La era de los balcones

8:49 Fran Ibáñez Gea 1 Comments


 Cuando marzo camina hacia su equinoccio, me asalta el recuerdo de un tiempo en el que los hogares y la vista de una sola calle eran todo el mundo físico que percibíamos. Cuando ir a comprar lo imprescindible se debía ir solo y parecía ser causa de riesgo mortal. Y no olvidar el ticket, pues servía de salvoconducto si te preguntaban el motivo de tu salida. Regresar restregando en un trapo húmedo para limpiar cada producto, después de quitarnos zapatos, mascarilla y dejar la ropa con la que salimos en la entradita. Bajar al tranco era un simulacro de estar en la luna. En aquellos largos días percibimos la calma en plena tensión por echarle un pulso a una muerte invisible, que por una minúscula desatención parecía penetrar en ti y pasarte factura. 
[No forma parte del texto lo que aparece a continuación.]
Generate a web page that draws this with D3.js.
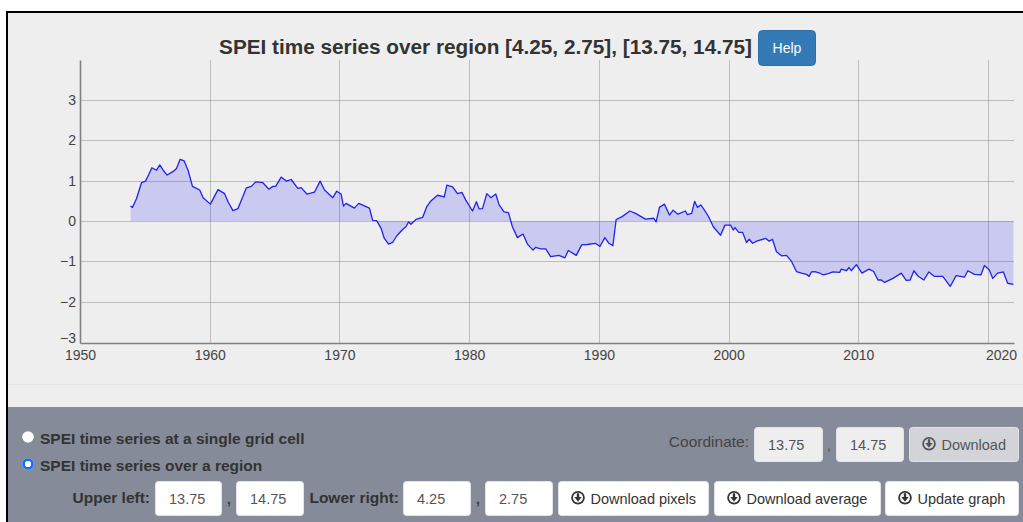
<!DOCTYPE html>
<html><head><meta charset="utf-8">
<script src="https://cdn.jsdelivr.net/npm/d3@7/dist/d3.min.js"></script>
<style>
html,body{margin:0;padding:0;background:#fff;overflow:hidden}
svg{display:block;font-family:"Liberation Sans",Arial,sans-serif}
</style></head><body><div id="c"></div>
<script>
const titleText = "SPEI time series over region [4.25, 2.75], [13.75, 14.75]";
const xTicks = [1950,1960,1970,1980,1990,2000,2010,2020];
const yTicks = [-3,-2,-1,0,1,2,3];
const years = [1953.90,1954.05,1954.36,1954.74,1955.05,1955.31,1955.54,1955.90,1956.15,1956.41,1956.72,1957.18,1957.44,1957.72,1958.03,1958.33,1958.67,1959.23,1959.49,1960.05,1960.64,1961.15,1961.41,1961.79,1962.18,1962.82,1963.21,1963.54,1964.10,1964.56,1964.87,1965.08,1965.51,1965.90,1966.28,1966.79,1967.05,1967.49,1968.08,1968.51,1968.85,1969.49,1969.79,1970.13,1970.31,1970.51,1971.15,1971.49,1972.31,1972.56,1972.87,1973.21,1973.46,1973.79,1974.10,1974.41,1974.87,1975.13,1975.33,1975.51,1975.90,1976.41,1976.72,1977.05,1977.56,1978.08,1978.28,1978.72,1979.10,1979.44,1979.74,1980.26,1980.56,1980.77,1981.03,1981.36,1981.67,1982.05,1982.31,1982.69,1983.03,1983.33,1983.72,1984.15,1984.49,1984.92,1985.13,1985.51,1985.90,1986.28,1986.92,1987.38,1987.64,1988.26,1988.67,1989.10,1989.74,1990.08,1990.46,1990.77,1991.08,1991.33,1991.79,1992.38,1992.82,1993.59,1994.23,1994.41,1994.67,1995.05,1995.44,1995.72,1996.10,1996.67,1996.82,1997.15,1997.38,1997.59,1997.85,1998.10,1998.44,1998.82,1999.38,1999.72,2000.15,2000.36,2000.49,2000.79,2001.08,2001.38,2001.59,2001.85,2002.21,2002.87,2003.13,2003.38,2003.69,2004.08,2004.46,2004.85,2005.23,2005.62,2006.00,2006.21,2006.38,2006.64,2006.97,2007.28,2007.67,2008.05,2008.56,2008.69,2009.08,2009.28,2009.46,2009.85,2010.28,2010.82,2011.18,2011.51,2011.77,2012.03,2012.67,2013.31,2013.69,2014.00,2014.28,2014.59,2015.05,2015.44,2015.87,2016.51,2017.08,2017.54,2018.18,2018.44,2018.95,2019.46,2019.72,2020.10,2020.36,2020.74,2021.18,2021.51,2021.95];
const spei = [.37,.34,.56,.95,.99,1.16,1.32,1.26,1.39,1.26,1.14,1.23,1.30,1.53,1.49,1.26,.86,.77,.58,.42,.78,.68,.48,.26,.31,.82,.86,.97,.95,.79,.86,.86,1.09,.99,1.03,.81,.83,.67,.72,.99,.77,.58,.74,.67,.37,.44,.32,.44,.32,.02,.01,-.18,-.43,-.57,-.53,-.37,-.21,-.14,-.02,-.08,.04,.09,.35,.50,.64,.60,.89,.85,.68,.71,.52,.25,.48,.30,.31,.68,.58,.67,.40,.23,.21,-.14,-.41,-.32,-.57,-.72,-.65,-.69,-.69,-.88,-.85,-.91,-.73,-.85,-.59,-.58,-.55,-.63,-.41,-.55,-.61,.04,.11,.25,.19,.05,.07,-.02,.34,.42,.15,.27,.17,.25,.16,.19,.49,.34,.40,.29,.12,-.14,-.35,-.10,-.10,-.22,-.16,-.28,-.28,-.53,-.45,-.55,-.49,-.43,-.50,-.45,-.76,-.86,-.85,-1.00,-1.25,-1.29,-1.32,-1.37,-1.26,-1.25,-1.28,-1.33,-1.30,-1.26,-1.27,-1.19,-1.23,-1.15,-1.23,-1.08,-1.29,-1.19,-1.25,-1.46,-1.46,-1.52,-1.42,-1.29,-1.47,-1.46,-1.23,-1.36,-1.46,-1.26,-1.37,-1.37,-1.62,-1.35,-1.39,-1.23,-1.32,-1.33,-1.10,-1.21,-1.42,-1.29,-1.26,-1.54,-1.57];
const radioLabels = ["SPEI time series at a single grid cell","SPEI time series over a region"];
const coordValues = ["13.75","14.75"];
const regionValues = ["13.75","14.75","4.25","2.75"];
const buttonLabels = ["Download pixels","Download average","Update graph"];

const W=1023,H=522;
const svg=d3.select("#c").append("svg").attr("width",W).attr("height",H);
const x=d3.scaleLinear().domain([1950,2022]).range([80,1014]);
const y=d3.scaleLinear().domain([-3.02,3.99]).range([343,60]);

// page
svg.append("rect").attr("width",W).attr("height",H).attr("fill","#fff");
svg.append("rect").attr("x",7).attr("y",12).attr("width",W).attr("height",H).attr("fill","#eeeeee");
svg.append("rect").attr("x",6).attr("y",11).attr("width",2).attr("height",H).attr("fill","#000");
svg.append("rect").attr("x",6).attr("y",11).attr("width",W).attr("height",2).attr("fill","#000");
svg.append("rect").attr("x",8).attr("y",384).attr("width",W).attr("height",1).attr("fill","#e4e4e4");
svg.append("rect").attr("x",8).attr("y",407).attr("width",W).attr("height",H).attr("fill","#858b98");

// title
svg.append("text").attr("x",485.5).attr("y",53.5).attr("text-anchor","middle")
  .attr("font-size",20.75).attr("font-weight","bold").attr("fill","#333").text(titleText);
svg.append("rect").attr("x",758.5).attr("y",30.5).attr("width",57).attr("height",35).attr("rx",4)
  .attr("fill","#337ab7").attr("stroke","#2e6da4");
svg.append("text").attr("x",787).attr("y",53).attr("text-anchor","middle").attr("font-size",14).attr("fill","#fff").text("Help");

// grid
const grid=svg.append("g").attr("stroke","#808080").attr("stroke-opacity",.45).attr("stroke-width",1);
grid.selectAll(".v").data(xTicks.slice(1)).join("line")
  .attr("x1",d=>Math.round(x(d))+.5).attr("x2",d=>Math.round(x(d))+.5).attr("y1",60).attr("y2",343);
grid.selectAll(".h").data(yTicks.slice(1)).join("line")
  .attr("x1",80).attr("x2",1014).attr("y1",d=>Math.round(y(d))+.5).attr("y2",d=>Math.round(y(d))+.5);

// series
const pts=years.map((t,i)=>({t,v:spei[i]}));
svg.append("path").datum(pts).attr("fill","#0000ff").attr("fill-opacity",.15)
  .attr("d",d3.area().x(d=>x(d.t)).y0(y(0)).y1(d=>y(d.v)));
svg.append("path").datum(pts).attr("fill","none").attr("stroke","#2222ee").attr("stroke-width",1.3).attr("stroke-linejoin","round")
  .attr("d",d3.line().x(d=>x(d.t)).y(d=>y(d.v)));

// axes
const xa=svg.append("g").attr("transform","translate(0,343)")
  .call(d3.axisBottom(x).tickValues(xTicks).tickFormat(d3.format("d")).tickSize(0).tickPadding(7));
const ya=svg.append("g").attr("transform","translate(80,0)")
  .call(d3.axisLeft(y).tickValues(yTicks).tickFormat(d3.format("d")).tickSize(0).tickPadding(4));
[xa,ya].forEach(a=>{a.selectAll("text").attr("font-size",14).attr("font-family","Liberation Sans, Arial, sans-serif").attr("fill","#444");
  a.select(".domain").attr("stroke","#808080").attr("stroke-width",1.6);});
xa.selectAll("text").filter(d=>d===2020).attr("dx",13);
ya.selectAll("text").filter(d=>d===-3).attr("dy","0em");

// radios
radioLabels.forEach((t,i)=>{
  const cy=[437,464][i];
  svg.append("circle").attr("cx",28).attr("cy",cy).attr("r",5.8).attr("fill","#fff");
  if(i){
    svg.append("circle").attr("cx",28).attr("cy",cy).attr("r",4.4).attr("fill","none").attr("stroke","#0d6efd").attr("stroke-width",2.8);
    svg.append("circle").attr("cx",28).attr("cy",cy).attr("r",3).attr("fill","#fff");
  }
  svg.append("text").attr("x",40).attr("y",cy+7).attr("font-size",15.5).attr("font-weight","bold").attr("fill","#333").text(t);
});

function field(xp,w,yp,label,bg,fg){
  svg.append("rect").attr("x",xp+.5).attr("y",yp+.5).attr("width",w-1).attr("height",34).attr("rx",3).attr("fill",bg).attr("stroke","#e2e4e8");
  svg.append("text").attr("x",xp+14).attr("y",yp+23).attr("font-size",14.5).attr("fill",fg).text(label);
}
function lab(xp,yp,t,w,fg,anchor){
  svg.append("text").attr("x",xp).attr("y",yp).attr("text-anchor",anchor||"start").attr("font-size",15.5).attr("font-weight",w).attr("fill",fg).text(t);
}
function icon(cx,cy,col,bg){
  const g=svg.append("g").attr("transform",`translate(${cx},${cy})`);
  g.append("circle").attr("r",6.8).attr("fill",col);
  g.append("circle").attr("r",5).attr("fill",bg);
  g.append("path").attr("d","M-1.2,-4.4L1.2,-4.4L1.2,-.6L3.7,-.6L0,4L-3.7,-.6L-1.2,-.6Z").attr("fill",col);
}
function button(xp,w,yp,label,bg,fg){
  svg.append("rect").attr("x",xp+.5).attr("y",yp+.5).attr("width",w-1).attr("height",34).attr("rx",3).attr("fill",bg).attr("stroke","#e2e4e8");
  icon(xp+20,yp+16.7,fg,bg);
  svg.append("text").attr("x",xp+32.5).attr("y",yp+23).attr("font-size",14.5).attr("fill",fg).text(label);
}

// coordinate row
lab(749,447,"Coordinate:","normal","#444","end");
field(754,69,427,coordValues[0],"#eeeeee","#555");
lab(829,450,",","normal","#555","middle");
field(836,68,427,coordValues[1],"#eeeeee","#555");
button(909,110,427,"Download","#d2d4da","#555");

// region row
lab(150,503,"Upper left:","bold","#333","end");
field(155,67,481,regionValues[0],"#fff","#555");
lab(229,504,",","bold","#444","middle");
field(236,68,481,regionValues[1],"#fff","#555");
lab(399,503,"Lower right:","bold","#333","end");
field(403,68,481,regionValues[2],"#fff","#555");
lab(478,504,",","bold","#444","middle");
field(485,68,481,regionValues[3],"#fff","#555");
button(558,151,481,buttonLabels[0],"#fff","#333");
button(714,167,481,buttonLabels[1],"#fff","#333");
button(885,134,481,buttonLabels[2],"#fff","#333");
</script></body></html>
Los hogares conformaron nuestros mejores barracones. Mientras los laboratorios y los hospitales estaban en la primera fila de la guerra, indagando la vacuna de la salvación, los medios daban el parte de decesos e infectados, incubándonos una neurosis crónica. Un Fernando Simón perenne. El ejército se desplegó para desinfectar calles, plazas y parques, que quedaron desalojados de niños. Las playas se cerraron. El resto estábamos manteniendo nuestros niveles de civismo y humanidad con altas dosis de cultura. Extensible puede ser a esta realidad aquella frase de Ana María Matute: "la literatura es el faro salvador de muchas de mis tormentas". Volvimos a darnos tiempo para ver cine, series, escuchar música y podcast, hacer ejercicio en casa, seguir a coaches e influencers que nos entretuvieran; optamos por encontrar nuestra hora para la meditación y probar el yoga. Seguimos desarrollando habilidades creativas y culinarias. La gente hacía pan. La capa de ozono se curó. "Quédate en casa" recordaban. De pronto, pasamos revista a nuestra agenda de amigos y conocidos, y optamos por escribirles y llamarles. Nos veíamos a través de la pantalla más que nunca. Era la era de los balcones

Pero poco a poco se iba gestando una fobia al tocarnos, al dejar que el aire corra ampliamente entre nosotros. A almohadillar nuestra soledad y engalanarla de refugio. Había quien disentía, y en ese esfuerzo de rebeldía mal llevada, la conclusión se traducía en más cifras de infectados y encamados. Se trapicheaba por todos lados. Para cuando optaron por dejarnos libres por turnos, ya había cuajado la primavera. Si las iglesias debían estar vacías, sus plazuelas estaban llenas de cantos en aquel mayo de flores a la virgen. 

Todo eso lo vivimos, por escrupulosa unanimidad. Ahora, dos años después y tres dosis de vacuna en sangre, parece que nos deshicimos del engorro de las cuarentenas, que declaramos el fin de la pandemia, que la mascarilla cumple un protocolo obsoleto. Un resquicio de nuestros miedos por la que todavía no queremos desprendernos. Transportes llenos, discotecas hasta la bandera. Terrazas y bares con el aforo completo. Por fuerza de naturaleza, hemos regresado a hacer vida, pero con esa espinita honda clavada en el alma, que si nadie -salvo las familias y contados amigos- se acuerda de la larga lista de fallecimientos, va en nuestra memoria colectiva el percibir esto como un mundo raro donde una sombra alargada no termina de dejarnos disfrutar del sol.